燃え尽き症候群になりやすいのは「情熱的な人」

〈症状編〉

燃え尽きは単純な疲労問題ではありません。いくらたくさん遊んでも、そのせいでお金も名誉も体力も失ってしまっても、それを燃え尽きとは呼びません。すべてを「最後まで使い切った」という条件は同じでも、なぜ仕事は燃え尽きにつながり、遊びはただの再充電になるのでしょうか? 一生懸命生きていれば疲れることだってあります。驚くことじゃありません。でも、燃え尽きは一時的な疲労感ではすまないのです。

『ただ少し大丈夫になりたいとき』(그냥 좀 괜찮아지고 싶을 때、未邦訳)を書いた精神健康医学科の専門医イ・ドゥヒョン先生に会ったときに、燃え尽き症候群についてもうかがいました。使い切り症候群、気絶症候群ともいわれる燃え尽き症候群は「情熱的な人がなりやすい」という言葉が印象的でした。

仕事が多い少ないの問題で説明する場合もありますが、仕事の量は問題の一部にすぎません。燃え尽きるときは無意識に成果の出ないやり方を選んでいて、(仕事を先延ばし)成果への評価も先延ばしになります。

いわゆる、成り上がりタイプの成功者たちを見ると、みなかなりの仕事量をかかえていて、「すぐに疲れる」私ですら罪悪感を感じるほどです。

「あんなに成功した人でも毎朝5時に起きてるの?」
「毎日読書してる?」
「じゃあ、私はあとどれだけやらないといけないんだろ?」

そういう人たちを身近で目の当たりにしていると、すべてが事実ではないにせよ、実態は知られている内容よりも、もっとすごい場合もあります。

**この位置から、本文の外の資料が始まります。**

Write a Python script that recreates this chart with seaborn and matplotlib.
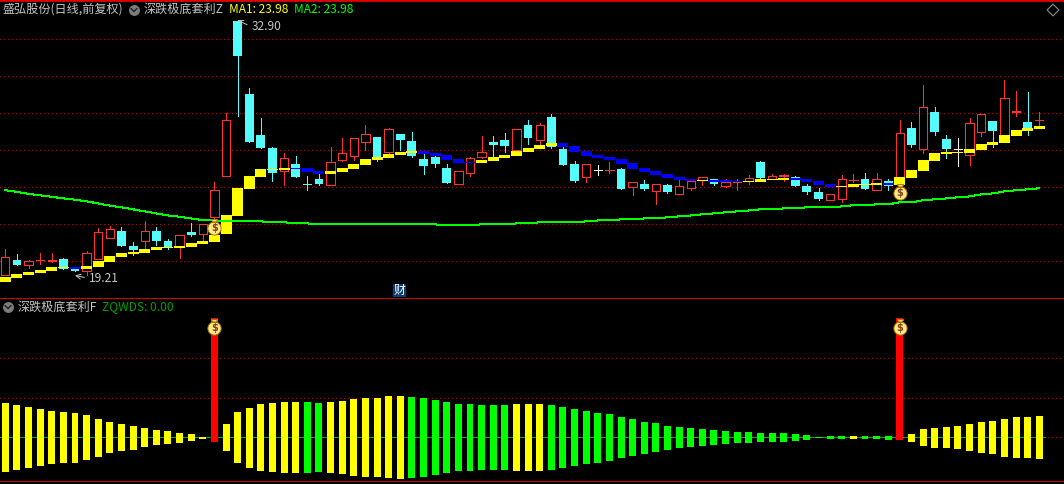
import numpy as np
import seaborn as sns
import matplotlib.pyplot as plt
from matplotlib.path import Path
from matplotlib.patches import Rectangle

# daily candles
open_px = [19.28,20.07,19.82,20.05,20.00,20.12,19.60,19.49,20.14,21.28,
           21.62,20.83,21.08,21.64,21.10,20.77,21.58,21.46,22.41,24.63,
           32.97,29.04,26.83,26.12,24.90,25.26,24.18,24.45,24.14,25.49,
           25.71,26.47,26.72,25.93,26.88,26.50,25.53,25.64,25.04,24.20,
           24.79,25.66,26.45,26.56,26.02,27.37,26.58,27.80,26.07,25.26,
           24.57,24.94,24.91,24.99,24.03,24.18,23.82,24.12,23.66,23.98,
           24.39,24.45,24.09,24.28,24.34,25.37,24.45,24.63,24.56,24.07,
           23.75,23.33,23.39,24.37,24.45,23.87,24.34,24.39,27.21,26.09,
           28.07,26.61,26.05,25.76,27.01,27.58,26.74,28.05,27.53,27.61]
close_px = [20.23,19.80,20.00,20.10,20.05,19.60,19.49,20.43,21.57,21.73,
            20.83,20.61,21.62,21.10,20.77,21.40,21.42,22.00,23.84,27.62,
            31.12,26.45,26.12,24.79,25.57,24.56,24.12,24.18,25.35,25.84,
            26.65,26.86,25.53,27.13,26.56,25.69,25.15,25.26,24.23,24.86,
            25.57,25.89,26.29,26.23,27.13,26.67,27.35,26.18,25.21,24.34,
            25.24,24.94,24.96,23.91,24.27,23.91,24.16,23.75,24.05,24.32,
            24.54,24.16,24.29,24.33,24.50,24.50,24.61,24.68,24.07,23.75,
            23.37,23.62,24.43,24.42,23.91,24.43,24.07,26.92,26.29,28.32,
            26.99,26.07,26.05,27.46,27.94,27.04,28.81,28.10,27.10,27.66]
high_px = [20.66,20.39,20.09,20.45,20.45,20.18,19.67,20.56,21.78,21.89,
           21.84,21.04,22.18,21.84,21.21,21.40,22.07,22.00,24.29,28.02,
           33.04,29.37,27.75,26.18,25.84,25.69,24.59,24.72,26.18,26.66,
           26.65,27.37,26.72,27.21,26.88,26.99,25.80,25.69,25.26,24.86,
           25.66,26.77,26.77,26.94,27.13,27.64,27.48,27.96,26.20,25.42,
           25.24,25.21,25.37,25.04,24.27,24.39,24.16,24.18,24.39,24.32,
           24.54,24.45,24.45,24.43,24.66,25.42,24.72,24.70,24.61,24.18,
           23.96,23.62,24.66,24.72,24.77,24.77,24.45,27.64,27.53,29.53,
           28.34,26.83,26.67,27.75,27.94,27.58,29.80,29.21,29.15,28.07]
low_px = [19.28,19.80,19.64,19.85,19.98,19.60,19.49,19.24,20.14,21.28,
          20.83,20.34,20.65,20.88,20.66,20.18,21.37,21.15,22.09,24.63,
          27.87,26.45,26.12,24.34,24.12,24.56,23.85,24.12,24.11,25.42,
          25.48,26.02,25.42,25.80,26.02,25.64,24.72,25.10,24.23,24.20,
          24.61,25.58,25.58,25.91,25.93,26.34,26.23,26.12,25.21,24.29,
          24.29,24.66,24.77,23.91,23.58,23.85,23.10,23.69,23.66,23.85,
          24.12,24.12,24.02,23.85,24.18,24.39,24.45,24.34,24.07,23.64,
          23.31,23.33,23.21,24.29,23.91,23.87,23.85,24.39,26.18,25.85,
          26.83,25.58,25.15,25.21,26.77,26.18,26.74,27.85,26.83,27.31]

# thick average ribbon
band_high = [19.15,19.31,19.42,19.53,19.69,19.69,19.67,19.75,20.02,20.29,
             20.45,20.50,20.66,20.77,20.77,20.83,20.99,21.10,21.42,22.50,
             23.96,24.61,24.99,24.99,25.04,25.04,25.04,24.88,24.88,25.04,
             25.26,25.53,25.64,25.80,25.91,25.96,25.96,25.85,25.75,25.53,
             25.37,25.48,25.64,25.75,25.96,26.12,26.29,26.39,26.39,26.23,
             25.96,25.75,25.64,25.53,25.31,25.04,24.88,24.72,24.56,24.45,
             24.41,24.39,24.39,24.34,24.36,24.45,24.45,24.50,24.50,24.45,
             24.34,24.18,24.07,24.18,24.18,24.23,24.23,24.56,24.94,25.48,
             25.85,25.91,25.93,26.07,26.34,26.45,26.83,27.10,27.21,27.31]
band_low = [18.88,19.10,19.26,19.37,19.48,19.64,19.57,19.58,19.69,19.96,
            20.23,20.39,20.45,20.61,20.72,20.72,20.77,20.94,21.04,21.48,
            22.45,23.91,24.56,24.94,24.94,24.97,24.83,24.72,24.72,24.83,
            24.99,25.21,25.48,25.58,25.75,25.85,25.80,25.69,25.48,25.31,
            25.31,25.31,25.42,25.58,25.69,25.91,26.07,26.23,26.18,25.91,
            25.69,25.58,25.48,25.26,24.99,24.83,24.66,24.50,24.39,24.32,
            24.34,24.29,24.29,24.29,24.29,24.29,24.39,24.39,24.39,24.29,
            24.12,24.02,24.02,24.02,24.12,24.12,24.12,24.12,24.50,24.88,
            25.42,25.80,25.85,25.85,26.02,26.29,26.39,26.77,27.04,27.15]
band_falling = [6,25,26,27,36,37,38,39,40,48,49,50,51,52,53,54,55,56,57,58,59,
                61,62,63,68,69,70,71,76]

# thin green average
ma2 = [23.84,23.76,23.64,23.57,23.49,23.40,23.33,23.24,23.13,23.01,
       22.92,22.81,22.70,22.59,22.48,22.41,22.32,22.23,22.21,22.16,
       22.16,22.16,22.16,22.11,22.11,22.05,22.05,22.00,22.00,22.00,
       22.00,22.00,22.00,22.00,22.00,22.00,22.00,22.00,21.94,21.94,
       21.94,22.00,22.00,22.00,22.05,22.05,22.11,22.11,22.11,22.11,
       22.16,22.21,22.21,22.27,22.27,22.32,22.32,22.38,22.43,22.48,
       22.54,22.59,22.65,22.70,22.75,22.81,22.81,22.86,22.86,22.92,
       22.92,22.92,22.97,23.03,23.03,23.08,23.08,23.19,23.19,23.30,
       23.35,23.40,23.46,23.51,23.62,23.67,23.78,23.84,23.89,23.95]

# lower panel sticks
stick_high = [43.5,40.9,38.4,35.9,33.3,32.1,30.8,28.3,23.2,19.4,
              16.9,14.3,11.8,9.3,8.0,5.5,4.2,0.4,150.7,16.9,
              32.1,37.1,42.2,43.5,44.7,44.7,44.7,43.5,44.7,46.0,
              48.5,49.8,49.8,52.3,52.3,51.1,49.8,47.3,44.7,42.2,
              42.2,40.9,40.9,40.9,42.2,42.2,42.2,40.9,38.4,35.9,
              33.3,30.8,29.5,25.7,23.2,19.4,18.1,14.3,13.1,11.8,
              10.6,9.3,8.0,6.8,6.8,5.5,5.5,5.5,4.2,3.0,
              0.4,1.7,1.7,1.7,1.7,1.7,1.7,150.7,4.2,10.6,
              11.8,13.1,14.3,16.9,19.4,20.7,23.2,25.7,25.7,27.0]
stick_low = [-43.9,-41.4,-38.8,-36.3,-33.8,-32.5,-32.5,-28.7,-24.9,-19.8,
             -17.3,-16.0,-12.2,-9.7,-8.4,-7.2,-4.6,-2.1,-5.9,-17.3,
             -32.5,-38.8,-42.6,-43.9,-45.2,-45.2,-45.2,-43.9,-45.2,-46.4,
             -49.0,-50.2,-50.2,-51.5,-52.8,-51.5,-50.2,-47.7,-45.2,-42.6,
             -42.6,-41.4,-41.4,-41.4,-42.6,-42.6,-42.6,-41.4,-38.8,-36.3,
             -33.8,-32.5,-30.0,-26.2,-23.6,-21.1,-18.6,-16.0,-13.5,-12.2,
             -11.0,-9.7,-8.4,-7.2,-7.2,-5.9,-5.9,-5.9,-4.6,-3.4,
             -0.4,-2.1,-2.1,-2.1,-2.1,-2.1,-3.4,-3.4,-5.9,-11.0,
             -13.5,-13.5,-14.8,-17.3,-19.8,-21.1,-24.9,-26.2,-26.2,-27.4]
stick_green = [26,27,35,36,37,38,39,40,41,42,43,47,48,49,50,51,52,53,54,55,56,
               57,58,59,60,61,62,63,64,65,66,67,68,69,70,71,72,74,75,76]
signal_days = [18,77]
bag_price = [21.80,23.68]
bag_level = [138,138]

price_grid = [20,22,24,26,28,30,32]
stick_grid = [0,50,100]

title_left = '盛弘股份(日线,前复权)'
title_upper = '深跌极底套利Z'
title_lower = '深跌极底套利F'
ma1_label = 'MA1: 23.98'
ma2_label = 'MA2: 23.98'
lower_label = 'ZQWDS: 0.00'
high_label = '32.90'
low_label = '19.21'

RED = '#ff3232'
CYAN = '#54fcfc'
YELLOW = '#ffff00'
BLUE = '#0000ff'
GREEN = '#00ff00'
GRID = '#b40000'
GREY = '#c4c4c4'

sns.set_style('dark', {'axes.facecolor': 'black', 'figure.facecolor': 'black'})
plt.rcParams['font.family'] = ['Noto Sans CJK SC', 'DejaVu Sans']

days = np.arange(len(open_px))
open_px, close_px = np.array(open_px), np.array(close_px)
high_px, low_px = np.array(high_px), np.array(low_px)
band_high, band_low = np.array(band_high), np.array(band_low)
stick_high, stick_low = np.array(stick_high), np.array(stick_low)
all_days = list(days)


# floating bars, every group on the same 90 category slots
def floating_bars(ax, mask, tops, bottoms, face, edge, width, zorder, lw=0):
    sns.barplot(x=days[mask], y=(tops - bottoms)[mask], bottom=bottoms[mask], order=all_days,
                color=face, saturation=1, edgecolor=edge, linewidth=lw, width=width,
                errorbar=None, antialiased=False, zorder=zorder, ax=ax)


fig = plt.figure(figsize=(10.64, 4.84), dpi=100)
ax1 = fig.add_axes([0, 186 / 484, 1, 298 / 484])
ax2 = fig.add_axes([0, 3 / 484, 1, 183 / 484])

# upper panel
up = close_px > open_px
down = close_px < open_px
flat = close_px == open_px
wick_colors = np.where(up, RED, np.where(down, CYAN, '#ffffff'))
ax1.vlines(days, low_px, high_px, colors=wick_colors, linewidth=0.72, antialiased=False, zorder=2)

body_top = np.maximum(open_px, close_px)
body_bot = np.minimum(open_px, close_px)
floating_bars(ax1, up, body_top, body_bot, 'black', RED, 0.72, 3, lw=0.72)
floating_bars(ax1, down, body_top, body_bot, CYAN, CYAN, 0.76, 3)
floating_bars(ax1, flat, body_top, body_bot, 'white', 'white', 0.72, 3, lw=0.72)

falling = np.isin(days, band_falling)
floating_bars(ax1, ~falling, band_high, band_low, YELLOW, YELLOW, 0.95, 4)
floating_bars(ax1, falling, band_high, band_low, BLUE, BLUE, 0.95, 4)

sns.lineplot(x=days, y=ma2, color=GREEN, linewidth=0.72, errorbar=None, antialiased=False,
             zorder=5, ax=ax1)

ax1.annotate(high_label, xy=(20, high_px.max()), xytext=(14, -7), textcoords='offset pixels',
             color=GREY, fontsize=8.6, va='center',
             arrowprops=dict(arrowstyle='->', color=GREY, lw=0.7, shrinkA=1, shrinkB=0, relpos=(0, 0.5)))
ax1.annotate(low_label, xy=(6, low_px.min()), xytext=(14, -3), textcoords='offset pixels',
             color=GREY, fontsize=8.6, va='center',
             arrowprops=dict(arrowstyle='->', color=GREY, lw=0.7, shrinkA=1, shrinkB=0, relpos=(0, 0.5)))

# lower panel
is_green = np.isin(days, stick_green)
is_signal = np.isin(days, signal_days)
is_yellow = ~is_green & ~is_signal
ax2.hlines(0, -0.5, 89.5, colors='#00b000', linewidth=0.72, antialiased=False, zorder=2)
floating_bars(ax2, is_yellow, stick_high, stick_low, YELLOW, YELLOW, 0.6, 3)
floating_bars(ax2, is_green, stick_high, stick_low, GREEN, GREEN, 0.6, 3)
floating_bars(ax2, is_signal, stick_high, stick_low, '#ff0000', '#ff0000', 0.6, 3)

# money bags on the signal days
bag_marker = Path.make_compound_path(
    Path.unit_circle(),
    Path([(-0.2, 0.9), (0.2, 0.9), (0.5, 1.35), (-0.5, 1.35), (-0.2, 0.9)]))
for ax, levels in [(ax1, bag_price), (ax2, bag_level)]:
    sns.scatterplot(x=signal_days, y=levels, marker=bag_marker, s=165, color='#ffe98c',
                    edgecolor='#a87800', linewidth=0.7, zorder=6, legend=False, ax=ax)
    for d, lv in zip(signal_days, levels):
        ax.text(d, lv, '$', color='#8a3c14', fontsize=7, fontweight='bold',
                ha='center', va='center', family='DejaVu Sans', zorder=7)

# axes set up last, barplot resets the limits
ax1.set_ylim(18.02, 34.12)
ax1.set_yticks(price_grid)
ax2.set_ylim(-55.3, 176.4)
ax2.set_yticks(stick_grid)
for ax in (ax1, ax2):
    ax.set_xlim(-0.456, 91.13)
    ax.set_xticks([])
    ax.set_xlabel('')
    ax.set_ylabel('')
    ax.tick_params(left=False, labelleft=False)
    ax.set_axisbelow(True)
    ax.yaxis.grid(True, color=GRID, linewidth=0.72, linestyle=(0, (1, 3)), antialiased=False)
    ax.xaxis.grid(False)
    for side in ax.spines:
        ax.spines[side].set_visible(False)
    ax.spines['bottom'].set_visible(True)
    ax.spines['bottom'].set_color('#d00000')
    ax.spines['bottom'].set_linewidth(0.72)
    ax.spines['bottom'].set_antialiased(False)
ax1.spines['top'].set_visible(True)
ax1.spines['top'].set_color('#e00000')
ax1.spines['top'].set_linewidth(2)
ax1.set_zorder(2)
ax1.patch.set_alpha(0)

# headers, in picture pixels
ov = fig.add_axes([0, 0, 1, 1])
ov.set_xlim(0, 1064)
ov.set_ylim(484, 0)
ov.axis('off')
ov.set_zorder(3)
ov.patch.set_alpha(0)

for cx, cy in [(134, 10), (8, 307)]:
    ov.scatter([cx], [cy], s=62, color='#7c7c7c', linewidths=0)
    ov.plot([cx - 3, cx, cx + 3], [cy - 1.5, cy + 1.5, cy - 1.5], color='#202020', linewidth=1)

ov.text(2, 9.5, title_left, color=GREY, fontsize=8.7, va='center')
ov.text(144, 9.5, title_upper, color=GREY, fontsize=8.7, va='center')
ov.text(229, 9.5, ma1_label, color=YELLOW, fontsize=8.6, va='center')
ov.text(294, 9.5, ma2_label, color=GREEN, fontsize=8.6, va='center')
ov.text(18, 307, title_lower, color=GREY, fontsize=8.7, va='center')
ov.text(102, 307, lower_label, color='#00a000', fontsize=8.6, va='center')

ov.scatter([1053], [10], marker='D', s=36, facecolor='none', edgecolor='#8c8c8c', linewidths=0.8)
ov.add_patch(Rectangle((393, 284), 13, 13, color='#0a3c78', linewidth=0))
ov.text(399.5, 290, '财', color='white', fontsize=8.6, ha='center', va='center')

fig.savefig('out.png', dpi=100, facecolor='black')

「あの人は私よりワーカーホリックなのに、どうして不能状態にならないんだろう?」
「もしかしたら私が弱すぎる?」

ところが、こういう考えが燃え尽きを呼ぶ要因の一つなのだとわかりました。

仕事がまったくできなくなって初めて深刻さを自覚する

燃え尽きはいつどうやって始まるのか正確にはわかりにくいもの。だから、途中で進行を止めるのも難しいのです。「仕事がまったくできない」段階に至ってはじめて問題の深刻さを自覚するからです。

多くの人はささいな先延ばしを繰り返すと罪悪感を感じます。そして怠け心を「克服」すべきだと考えます。燃え尽きにかかるほど仕事をしているならば、もう新入社員ではなくなってずいぶん経っているはずです。そうならば、人はもっと自分を追い詰めます。弱くなった心に活を入れなければと。これが間違った結論です。

次の話に進む前に強調したいのは、「診療は医師に、薬は薬剤師に」ということ。もし先延ばしにしたせいで恥をかくほどの状況におかれているのに、仕事が手につかず、仕事のことを考えるとかなり憂うつになって(仕事をしていないときは憂うつじゃない!)耐えられないくらいなら、精神科の専門医にカウンセリングを受けてみるのもいいでしょう。ここはその後に読んでいただいてもかまいません。